I’ve listed the quick steps for setting up Maps for Creative Cloud for automated custom symbol replacement. If you prefer videos though, here is a really helpful 3-minute video on how you can set it up. The quick steps for replacing your point symbology are as follows:
- Point to the symbol library location. In the Mapboard tab, click on the menu in the upper right corner to access Maps for Creative Cloud’s settings. From there, you will select the location of the Illustrator symbols, brushes (for line data), or swatches (for polygons) library from which you will using custom symbology. In the image below, you can see that the name of my Illustrator symbols library is RecreationMapSymbols.ai.
- Rename the map layer names to match the corresponding symbol’s name. To replace a symbol, the map layer’s name needs to match the name of the symbol in the symbols library (case sensitive). For example if I want to replace all my boat launch default point symbols with the custom symbol in my symbols library, I will rename the map layer to “Boat Access” (see the symbol name in my library above). If you want to replace the symbology automatically as the map downloads, you will rename the map layer in the Compilation window. If you wanted to replace the symbology after you download the map, you would rename the Illustrator layer name. This post-download option is great if you prefer to design your point symbols as you simultaneously design your map.
- Turn on the Use Custom Symbol process. The Processes tab in Maps for Creative Cloud contains a list of handy actions that can be performed on your map automatically. By checking on the checkbox next to these actions, you will indicate that you want them to run. When these actions are turned on, they will run as you sync/download a map or on your already-downloaded .AI files as you click the “Run” button.
After following those three steps, your symbology will automatically be replaced with your custom Illustrator symbols either as you download your map, or on your already-downloaded map just by clicking the “Run” button at the bottom of the Processes window
4. Easily make and place your inset locator map on your overview recreation map
Lots of maps have an inset map (also known as area of interest and locator maps) to show users the smaller scale context of where the mapped area is located. These types of inset maps are wonderfully useful for recreation area visitors. Creating and adding one of these for my Red River Gorge map was really straightforward when using the Maps for Creative Cloud extension.
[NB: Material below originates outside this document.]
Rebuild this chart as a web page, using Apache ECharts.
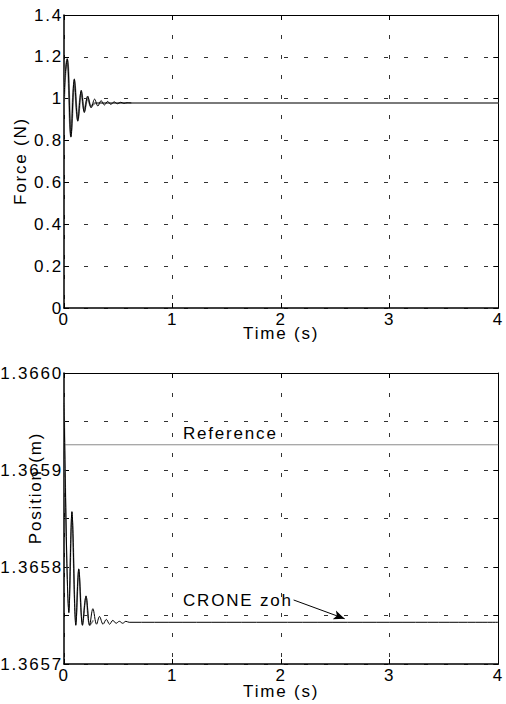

I just created a new map by drawing a new Mapboard over the state of Kentucky, and made it a really small scale. Then I searched for and added the Federal Lands layer, from which I could remove all but the Kentucky-based data. Then I simply added the states data layer from my Favorites, and downloaded the map into Illustrator, styled it, and used Illustrator’s place file option to paste this new smaller Illustrator file’s map directly onto my larger map in the upper left corner. It really was that simple.
These tips and tricks are really useful for overview recreation maps, but they are also very applicable to all sorts of map types. Give them a try in the next map you make with Maps for Creative Cloud.
*Just like most overview recreation maps, my Red River Gorge map displayed here and the rest of the series should not be used for climbing or hiking. Happy mapping!